- Born: 9 December 1890 Qazipura, Bahraich, North-Western Provinces, British India
- Died: 1965 (aged 74–75) Bahraich, Uttar Pradesh, India
- Occupations: Politician, social worker, and educationist
- Known for: Member of the Legislative Council of the United Provinces of Agra and Oudh, Contributions to Education and Social Development in Bahraich
- Notable work: Fasādi Mullā yā Dushmanān-e-Islām kā Agent, Hindustan-e-Qadeem aur Islam (Hissa-e-Awwal)
- Office: Member of the Legislative Council of the United Provinces of Agra and Oudh (1927)
- Political party: Indian National Congress
- Father: Ahmad Shah

= Khwaja Khalil Ahmad Shah =

Indian politician and independence activist (1890–1965)

Khwaja Khalil Ahmad Shah (9 December 1890 – 1965) was an Indian politician, social leader, freedom fighter, and writer. He served as a member of the Legislative Council of the United Provinces of Agra and Oudh in 1927. Associated with the Indian National Congress, he was involved in initiatives for social and educational improvement in Bahraich and worked for the development of the region.

== Early life and education ==
Khwaja Khalil Ahmad Shah was born on 9 December 1890 in the Qazipura locality of Bahraich. His father, Ahmad Shah, was of Kashmiri origin, having migrated to Bahraich. Shah belonged to a respected family; one of his brothers, Khwaja Akbar Shah, was a barrister. Though not formally highly educated, Shah was known for his intellectual pursuits and maintained a personal library of rare and valuable books.

== Career ==
Shah was an active member of the Indian National Congress and held close ties with leaders like Jawaharlal Nehru.

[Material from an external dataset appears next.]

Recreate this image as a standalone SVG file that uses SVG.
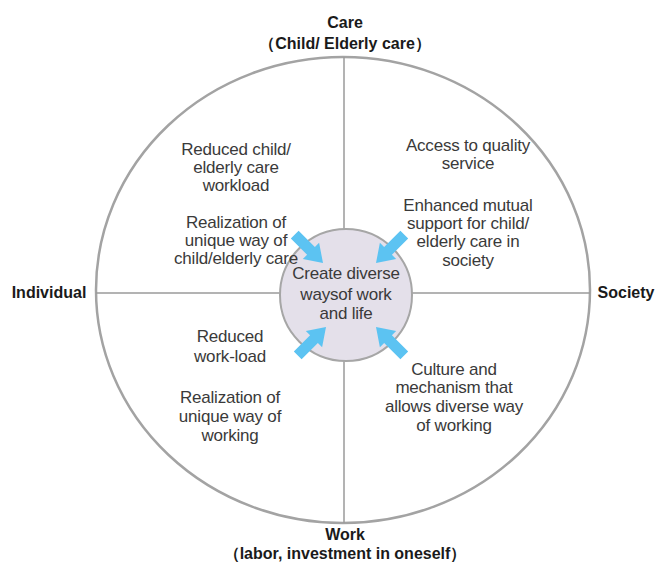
<svg xmlns="http://www.w3.org/2000/svg" width="656" height="563" viewBox="0 0 656 563">
<style>
.t{font-family:"Liberation Sans",Arial,sans-serif;font-size:16px;font-weight:bold;fill:#1a1a1a;text-anchor:middle}
.b{font-family:"Liberation Sans",Arial,sans-serif;font-size:17px;fill:#3a3a3a;text-anchor:middle;letter-spacing:-0.2px}
.ax{stroke:#9a9a9a;stroke-width:1.5;fill:none}
.arr{fill:#5cc3f2}
</style>
<defs>
<polygon id="blk" points="0,-5.5 23,-5.5 23,-11.5 40,0 23,11.5 23,5.5 0,5.5"/>
</defs>
<rect width="656" height="563" fill="#ffffff"/>
<g id="outer">
<ellipse cx="343" cy="290" rx="247" ry="233" fill="none" stroke="#a3a3a3" stroke-width="2.5"/>
</g>
<g id="connectors">
<line class="ax" x1="344" y1="57" x2="344" y2="523"/>
<line class="ax" x1="96" y1="293" x2="590" y2="293"/>
</g>
<g id="center">
<circle cx="346" cy="295" r="66" fill="#e4e0ea" stroke="#a6a6a6" stroke-width="2"/>
<text class="b"><tspan x="346" y="279">Create diverse</tspan><tspan x="346" y="300">waysof work</tspan><tspan x="346" y="319">and life</tspan></text>
</g>
<g id="arrows" class="arr">
<use href="#blk" transform="translate(323,263) rotate(45) translate(-40,0)"/>
<use href="#blk" transform="translate(376,263) rotate(135) translate(-40,0)"/>
<use href="#blk" transform="translate(326,327) rotate(-45) translate(-40,0)"/>
<use href="#blk" transform="translate(376,327) rotate(-135) translate(-40,0)"/>
</g>
<g id="care"><text class="t"><tspan x="345" y="28">Care</tspan><tspan x="345" y="49">（Child/ Elderly care）</tspan></text></g>
<g id="work"><text class="t"><tspan x="345" y="540">Work</tspan><tspan x="345" y="559">（labor, investment in oneself）</tspan></text></g>
<g id="individual"><text class="t" x="49" y="298">Individual</text></g>
<g id="society"><text class="t" x="626" y="298">Society</text></g>
<g id="ul">
<text class="b"><tspan x="236" y="155">Reduced child/</tspan><tspan x="236" y="173">elderly care</tspan><tspan x="236" y="191">workload</tspan><tspan x="236" y="228">Realization of</tspan><tspan x="236" y="246">unique way of</tspan><tspan x="236" y="264">child/elderly care</tspan></text>
</g>
<g id="ur">
<text class="b"><tspan x="468" y="151">Access to quality</tspan><tspan x="468" y="169">service</tspan><tspan x="468" y="211">Enhanced mutual</tspan><tspan x="468" y="229">support for child/</tspan><tspan x="468" y="247">elderly care in</tspan><tspan x="468" y="266">society</tspan></text>
</g>
<g id="ll">
<text class="b"><tspan x="230" y="342">Reduced</tspan><tspan x="230" y="362">work-load</tspan><tspan x="230" y="403">Realization of</tspan><tspan x="230" y="422">unique way of</tspan><tspan x="230" y="441">working</tspan></text>
</g>
<g id="lr">
<text class="b"><tspan x="454" y="375">Culture and</tspan><tspan x="454" y="393">mechanism that</tspan><tspan x="454" y="412">allows diverse way</tspan><tspan x="454" y="431">of working</tspan></text>
</g>
</svg>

Shah was a member of the Legislative Council of the United Provinces of Agra and Oudh in 1927. His attendance and active participation in the 21 December 1927 session confirm his role. On 17 November 1927, he raised several questions in the council regarding audit objections, financial irregularities, and administrative affairs of the Bahraich District Board, reflecting his deep engagement with public issues.

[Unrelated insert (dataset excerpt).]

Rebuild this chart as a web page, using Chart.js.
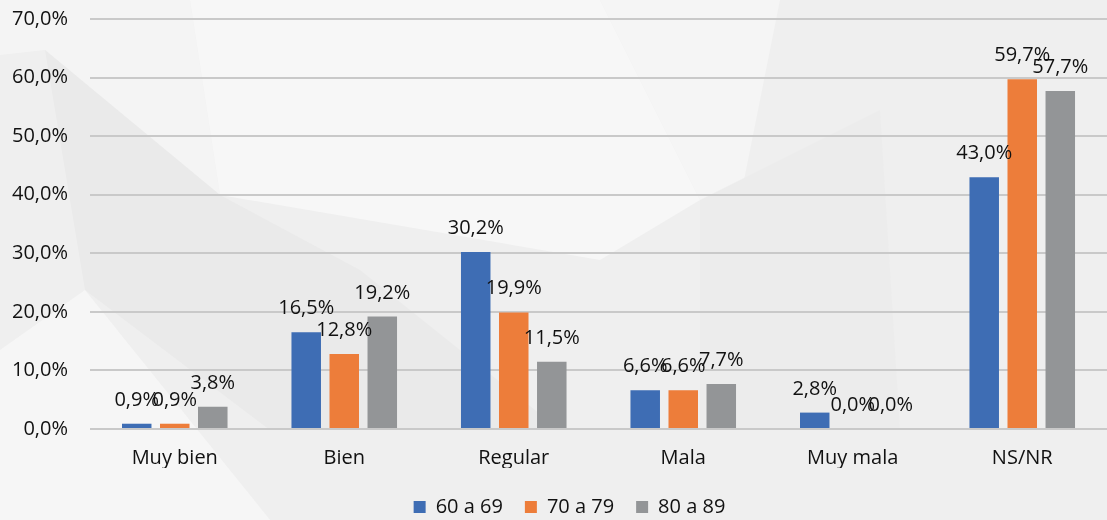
<!DOCTYPE html>
<html>
<head>
<meta charset="utf-8">
<script src="https://cdn.jsdelivr.net/npm/chart.js@4"></script>
<style>
  html, body { margin: 0; padding: 0; }
  #fondo {
    position: relative;
    width: 1107px;
    height: 520px;
    background: #efefef;
  }
  #fondo svg { position: absolute; left: 0; top: 0; }
  #grafico { position: absolute; left: 0; top: 0; }
</style>
</head>
<body>
<div id="fondo">
  <svg width="1107" height="520">
    <polygon points="0,0 190,0 220,195 45,50 0,55" fill="#f4f4f4"/>
    <polygon points="190,0 600,0 700,200 600,260 220,195" fill="#f7f7f7"/>
    <polygon points="45,50 220,195 360,270 560,430 270,430 85,290" fill="#eaeaea"/>
    <polygon points="0,350 85,290 270,520 0,520" fill="#f6f6f6"/>
    <polygon points="600,0 780,0 720,300 700,200" fill="#f5f5f5"/>
    <polygon points="700,200 880,110 900,430 700,430" fill="#ececec"/>
  </svg>
  <canvas id="grafico" width="1107" height="520"></canvas>
</div>
<script>
const categorias = ['Muy bien', 'Bien', 'Regular', 'Mala', 'Muy mala', 'NS/NR'];
const edad60 = [0.9, 16.5, 30.2, 6.6, 2.8, 43.0];
const edad70 = [0.9, 12.8, 19.9, 6.6, 0.0, 59.7];
const edad80 = [3.8, 19.2, 11.5, 7.7, 0.0, 57.7];

const fuente = '"Open Sans", "DejaVu Sans", sans-serif';
const formato = v => v.toFixed(1).replace('.', ',') + '%';

// etiquetas encima de cada barra
const etiquetasBarras = {
  id: 'etiquetasBarras',
  afterDatasetsDraw(chart) {
    const ctx = chart.ctx;
    ctx.save();
    ctx.font = '20px ' + fuente;
    ctx.fillStyle = '#111';
    ctx.textAlign = 'center';
    ctx.textBaseline = 'alphabetic';
    chart.data.datasets.forEach((ds, i) => {
      chart.getDatasetMeta(i).data.forEach((barra, j) => {
        ctx.fillText(formato(ds.data[j]), barra.x, barra.y - 18);
      });
    });
    ctx.restore();
  }
};

// bajar la leyenda y correrla un poco a la derecha
const moverLeyenda = {
  id: 'moverLeyenda',
  afterLayout(chart) {
    const l = chart.legend;
    const d = 507 - (l.top + 22 + 10);
    l.top += d;
    l.bottom += d;
    l.left += 16;
    l.right += 16;
  }
};

const contexto = document.getElementById('grafico').getContext('2d');
new Chart(contexto, {
  type: 'bar',
  data: {
    labels: categorias,
    datasets: [
      { label: '60 a 69', data: edad60, backgroundColor: '#3e6db4' },
      { label: '70 a 79', data: edad70, backgroundColor: '#ed7d3a' },
      { label: '80 a 89', data: edad80, backgroundColor: '#939597' }
    ]
  },
  options: {
    responsive: false,
    animation: false,
    layout: { padding: { top: 19, right: 0, left: 0, bottom: 0 } },
    datasets: {
      bar: { categoryPercentage: 0.673, barPercentage: 0.776 }
    },
    plugins: {
      legend: {
        position: 'bottom',
        labels: {
          boxWidth: 12,
          boxHeight: 12,
          padding: 22,
          color: '#111',
          font: { size: 20, family: fuente }
        }
      },
      tooltip: { enabled: false }
    },
    scales: {
      x: {
        grid: { display: false, drawTicks: false },
        border: { display: false },
        ticks: { color: '#111', padding: 17, font: { size: 20, family: fuente } },
        afterFit: s => { s.height = 520 - 429 - s.chart.legend.height; }
      },
      y: {
        min: 0,
        max: 70,
        grid: { color: '#c9c9c9', lineWidth: 2, drawTicks: true, tickLength: 22, tickColor: 'rgba(0,0,0,0)' },
        border: { display: false },
        ticks: {
          stepSize: 10,
          padding: 0,
          color: '#111',
          font: { size: 20, family: fuente },
          callback: v => formato(v)
        },
        afterFit: s => { s.width = 90; }
      }
    }
  },
  plugins: [etiquetasBarras, moverLeyenda]
});
</script>
</body>
</html>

He was a prominent figure in the Indian independence movement. In 1941, he was sentenced to one year of rigorous imprisonment and fined 100 rupees under the Defence of India Act 1915 for his participation in the Individual Satyagraha movement. During the Quit India Movement in 1942, he was detained for nearly nine months under the same act.

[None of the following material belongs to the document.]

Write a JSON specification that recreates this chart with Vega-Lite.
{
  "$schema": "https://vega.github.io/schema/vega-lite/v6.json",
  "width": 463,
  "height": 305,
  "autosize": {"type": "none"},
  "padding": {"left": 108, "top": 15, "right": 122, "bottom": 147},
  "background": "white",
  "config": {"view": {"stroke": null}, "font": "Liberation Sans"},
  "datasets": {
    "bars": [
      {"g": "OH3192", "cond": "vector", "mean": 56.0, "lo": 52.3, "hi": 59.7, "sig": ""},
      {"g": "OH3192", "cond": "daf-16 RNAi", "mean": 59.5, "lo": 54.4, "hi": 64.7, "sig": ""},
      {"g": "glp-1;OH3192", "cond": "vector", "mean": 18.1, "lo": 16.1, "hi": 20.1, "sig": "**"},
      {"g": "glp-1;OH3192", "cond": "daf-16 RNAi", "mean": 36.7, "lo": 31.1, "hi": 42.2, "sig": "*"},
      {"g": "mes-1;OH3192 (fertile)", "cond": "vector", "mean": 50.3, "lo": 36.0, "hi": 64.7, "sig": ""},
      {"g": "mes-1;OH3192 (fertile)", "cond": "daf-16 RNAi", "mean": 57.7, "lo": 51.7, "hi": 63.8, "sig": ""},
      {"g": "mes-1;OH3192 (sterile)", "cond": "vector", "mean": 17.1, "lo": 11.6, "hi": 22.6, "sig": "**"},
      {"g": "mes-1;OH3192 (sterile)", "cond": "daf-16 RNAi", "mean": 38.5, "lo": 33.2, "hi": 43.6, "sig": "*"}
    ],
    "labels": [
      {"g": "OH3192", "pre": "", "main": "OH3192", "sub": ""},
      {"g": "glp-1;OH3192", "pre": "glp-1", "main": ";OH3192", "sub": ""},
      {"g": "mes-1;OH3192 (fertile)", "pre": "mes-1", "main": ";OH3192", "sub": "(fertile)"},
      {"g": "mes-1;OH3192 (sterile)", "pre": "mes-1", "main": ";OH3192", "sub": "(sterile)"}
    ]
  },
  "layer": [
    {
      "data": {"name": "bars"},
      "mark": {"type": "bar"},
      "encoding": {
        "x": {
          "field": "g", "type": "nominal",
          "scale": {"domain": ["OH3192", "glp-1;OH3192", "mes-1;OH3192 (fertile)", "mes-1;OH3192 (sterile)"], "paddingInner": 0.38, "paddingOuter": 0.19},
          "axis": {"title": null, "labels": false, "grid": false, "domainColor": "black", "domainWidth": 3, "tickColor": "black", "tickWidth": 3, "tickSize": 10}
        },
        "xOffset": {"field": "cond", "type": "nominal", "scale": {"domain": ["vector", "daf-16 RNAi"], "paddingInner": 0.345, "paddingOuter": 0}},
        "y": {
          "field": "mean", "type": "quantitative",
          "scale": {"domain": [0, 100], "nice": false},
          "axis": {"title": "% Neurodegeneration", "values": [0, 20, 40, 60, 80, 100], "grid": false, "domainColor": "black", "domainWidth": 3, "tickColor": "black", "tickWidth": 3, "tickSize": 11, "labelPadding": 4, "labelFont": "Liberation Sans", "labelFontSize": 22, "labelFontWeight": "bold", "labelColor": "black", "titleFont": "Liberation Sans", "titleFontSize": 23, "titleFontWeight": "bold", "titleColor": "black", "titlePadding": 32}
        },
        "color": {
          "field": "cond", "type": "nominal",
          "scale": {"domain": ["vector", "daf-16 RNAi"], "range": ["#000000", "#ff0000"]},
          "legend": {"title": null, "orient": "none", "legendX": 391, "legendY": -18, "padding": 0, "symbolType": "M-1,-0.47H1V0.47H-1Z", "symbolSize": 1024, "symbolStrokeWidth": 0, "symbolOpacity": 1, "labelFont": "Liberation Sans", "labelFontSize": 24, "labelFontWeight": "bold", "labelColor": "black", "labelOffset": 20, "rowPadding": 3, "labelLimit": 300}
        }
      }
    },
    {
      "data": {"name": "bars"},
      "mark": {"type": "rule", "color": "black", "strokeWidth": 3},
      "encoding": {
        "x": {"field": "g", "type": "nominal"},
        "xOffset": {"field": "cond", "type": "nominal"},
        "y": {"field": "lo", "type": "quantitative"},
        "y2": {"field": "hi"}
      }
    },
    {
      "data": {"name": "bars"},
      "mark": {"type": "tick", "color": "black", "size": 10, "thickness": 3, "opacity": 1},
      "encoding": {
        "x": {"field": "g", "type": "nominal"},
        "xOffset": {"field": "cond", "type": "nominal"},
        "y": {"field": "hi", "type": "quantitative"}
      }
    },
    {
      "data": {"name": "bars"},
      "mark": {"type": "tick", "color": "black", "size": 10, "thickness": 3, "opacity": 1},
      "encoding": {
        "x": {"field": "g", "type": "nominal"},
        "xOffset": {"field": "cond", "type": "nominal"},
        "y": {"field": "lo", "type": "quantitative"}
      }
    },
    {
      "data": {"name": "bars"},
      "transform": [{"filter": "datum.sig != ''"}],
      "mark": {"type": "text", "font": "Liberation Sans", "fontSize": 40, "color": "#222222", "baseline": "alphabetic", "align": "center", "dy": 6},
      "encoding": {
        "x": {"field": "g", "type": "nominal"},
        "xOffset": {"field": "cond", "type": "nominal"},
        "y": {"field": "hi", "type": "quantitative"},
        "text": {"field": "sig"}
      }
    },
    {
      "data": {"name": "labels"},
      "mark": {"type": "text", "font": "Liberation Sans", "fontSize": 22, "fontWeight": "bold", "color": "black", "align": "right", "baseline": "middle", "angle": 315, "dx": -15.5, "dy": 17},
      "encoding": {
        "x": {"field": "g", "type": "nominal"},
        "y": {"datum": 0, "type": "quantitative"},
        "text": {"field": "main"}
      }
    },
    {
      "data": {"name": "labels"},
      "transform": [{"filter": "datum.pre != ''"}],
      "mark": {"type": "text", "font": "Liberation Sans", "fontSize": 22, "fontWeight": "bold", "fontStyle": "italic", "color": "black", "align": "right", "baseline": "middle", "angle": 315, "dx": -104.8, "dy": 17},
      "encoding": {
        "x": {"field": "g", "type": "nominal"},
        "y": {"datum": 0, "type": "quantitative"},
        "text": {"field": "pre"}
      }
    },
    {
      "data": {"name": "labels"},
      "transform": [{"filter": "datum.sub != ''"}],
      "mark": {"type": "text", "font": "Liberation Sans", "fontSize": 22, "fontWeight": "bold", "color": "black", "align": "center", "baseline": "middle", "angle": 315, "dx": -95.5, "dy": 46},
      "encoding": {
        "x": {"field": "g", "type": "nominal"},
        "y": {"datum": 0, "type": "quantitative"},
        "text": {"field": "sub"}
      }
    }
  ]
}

He was also a member of the committee managing the shrine of Ghazi Saiyyad Salar Masud and contributed to the establishment of Jamia Arabia Masoodia Noorul Uloom, an Islamic educational institution in Bahraich. Additionally, he served on the Nagar Palika (Municipal Board) of Bahraich. It is also mentioned that he was the head, administrator, and guardian of the aforementioned shrine.

== Literary works ==
Shah's works include:
- Fasādi Mullā yā Dushmanān-e-Islām kā Agent
- Hindustan-e-Qadeem aur Islam (Hissa-e-Awwal)

== Death and legacy ==
Shah died in 1965 and was buried in Chhadey Shah Takiya Cemetery near Azad Inter College, Bahraich. He is remembered for his contributions to communal harmony and education in Bahraich.